** What you will do **
Reproduce nothing but the lines from the start of the material through the line that includes "(cd) at (506,654)", both ends included, and omit every picture.

** Collected material **

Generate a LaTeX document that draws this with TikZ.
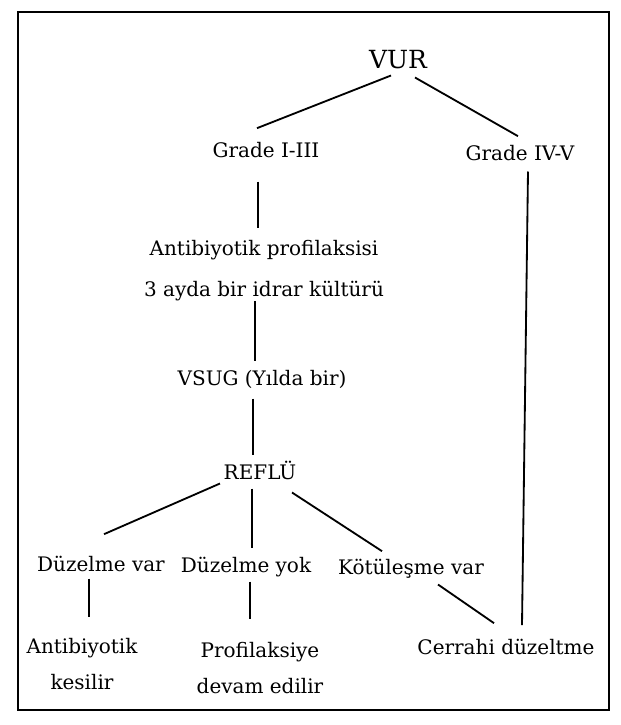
\documentclass[tikz,border=0pt]{standalone}
\usepackage{fontspec}
\setmainfont{DejaVu Serif}

\tikzset{
  txt/.style={inner sep=0pt, anchor=base, text height=0.75em, text depth=0.25em,
    font=\fontsize{12}{14}\selectfont},
  twoline/.style={inner sep=0pt, anchor=north, align=center,
    font=\fontsize{12}{21.6}\selectfont},
  link/.style={line width=1.1pt}
}

\begin{document}
\begin{tikzpicture}[x=0.6pt,y=-0.6pt]
\useasboundingbox (0,0) rectangle (621,725);
\draw[line width=1.3pt] (18,12) rectangle (609,710);

\node[txt,font=\fontsize{15}{17}\selectfont] (vur) at (398,68) {VUR};
\node[txt] (g13) at (266,157) {Grade I-III};
\node[txt] (g45) at (520,160) {Grade IV-V};

\node[twoline,font=\fontsize{12}{24.6}\selectfont] (ap) at (264,240) {Antibiyotik profilaksisi\\3 ayda bir idrar kültürü};
\node[txt] (vsug) at (262,385) {VSUG (Yılda bir)};
\node[txt] (refl) at (260,479) {REFLÜ};

\node[txt] (dv) at (101,571) {Düzelme var};
\node[txt] (dy) at (246,572) {Düzelme yok};
\node[txt] (kv) at (411,574) {Kötüleşme var};

\node[twoline] (ak) at (82,638) {Antibiyotik\\kesilir};
\node[twoline] (pd) at (260,642) {Profilaksiye\\devam edilir};
\node[txt] (cd) at (506,654) {Cerrahi düzeltme};

\draw[link] ([shift={(-7,3)}]vur.south) -- ([shift={(-9,-16)}]g13.north);
\draw[link] ([shift={(17,5)}]vur.south) -- ([shift={(-2,-11)}]g45.north);
\draw[link] ([shift={(-8,20)}]g13.south) -- ([shift={(-6,-12)}]ap.north);
\draw[link] ([shift={(-9,0)}]ap.south) -- ([shift={(-7,-11)}]vsug.north);
\draw[link] ([shift={(-9,9)}]vsug.south) -- ([shift={(-7,-11)}]refl.north);

\draw[link] ([shift={(-40,0)}]refl.south) -- ([shift={(3,-24)}]dv.north);
\draw[link] ([shift={(-8,5)}]refl.south) -- ([shift={(6,-11)}]dy.north);
\draw[link] ([shift={(32,9)}]refl.south) -- ([shift={(-29,-10)}]kv.north);

\draw[link] ([shift={(-12,3)}]dv.south) -- ([shift={(7,-21)}]ak.north);
\draw[link] ([shift={(4,5)}]dy.south) -- ([shift={(-10,-23)}]pd.north);
\draw[link] ([shift={(27,6)}]kv.south) -- ([shift={(-12,-18)}]cd.north);
\draw[link] ([shift={(8,7)}]g45.south) -- ([shift={(16,-16)}]cd.north);
\end{tikzpicture}
\end{document}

** Written answer **
Generate a LaTeX document that draws this with TikZ.
\documentclass[tikz,border=0pt]{standalone}
\usepackage{fontspec}
\setmainfont{DejaVu Serif}

\tikzset{
  txt/.style={inner sep=0pt, anchor=base, text height=0.75em, text depth=0.25em,
    font=\fontsize{12}{14}\selectfont},
  twoline/.style={inner sep=0pt, anchor=north, align=center,
    font=\fontsize{12}{21.6}\selectfont},
  link/.style={line width=1.1pt}
}

\begin{document}
\begin{tikzpicture}[x=0.6pt,y=-0.6pt]
\useasboundingbox (0,0) rectangle (621,725);
\draw[line width=1.3pt] (18,12) rectangle (609,710);

\node[txt,font=\fontsize{15}{17}\selectfont] (vur) at (398,68) {VUR};
\node[txt] (g13) at (266,157) {Grade I-III};
\node[txt] (g45) at (520,160) {Grade IV-V};

\node[twoline,font=\fontsize{12}{24.6}\selectfont] (ap) at (264,240) {Antibiyotik profilaksisi\\3 ayda bir idrar kültürü};
\node[txt] (vsug) at (262,385) {VSUG (Yılda bir)};
\node[txt] (refl) at (260,479) {REFLÜ};

\node[txt] (dv) at (101,571) {Düzelme var};
\node[txt] (dy) at (246,572) {Düzelme yok};
\node[txt] (kv) at (411,574) {Kötüleşme var};

\node[twoline] (ak) at (82,638) {Antibiyotik\\kesilir};
\node[twoline] (pd) at (260,642) {Profilaksiye\\devam edilir};
\node[txt] (cd) at (506,654) {Cerrahi düzeltme};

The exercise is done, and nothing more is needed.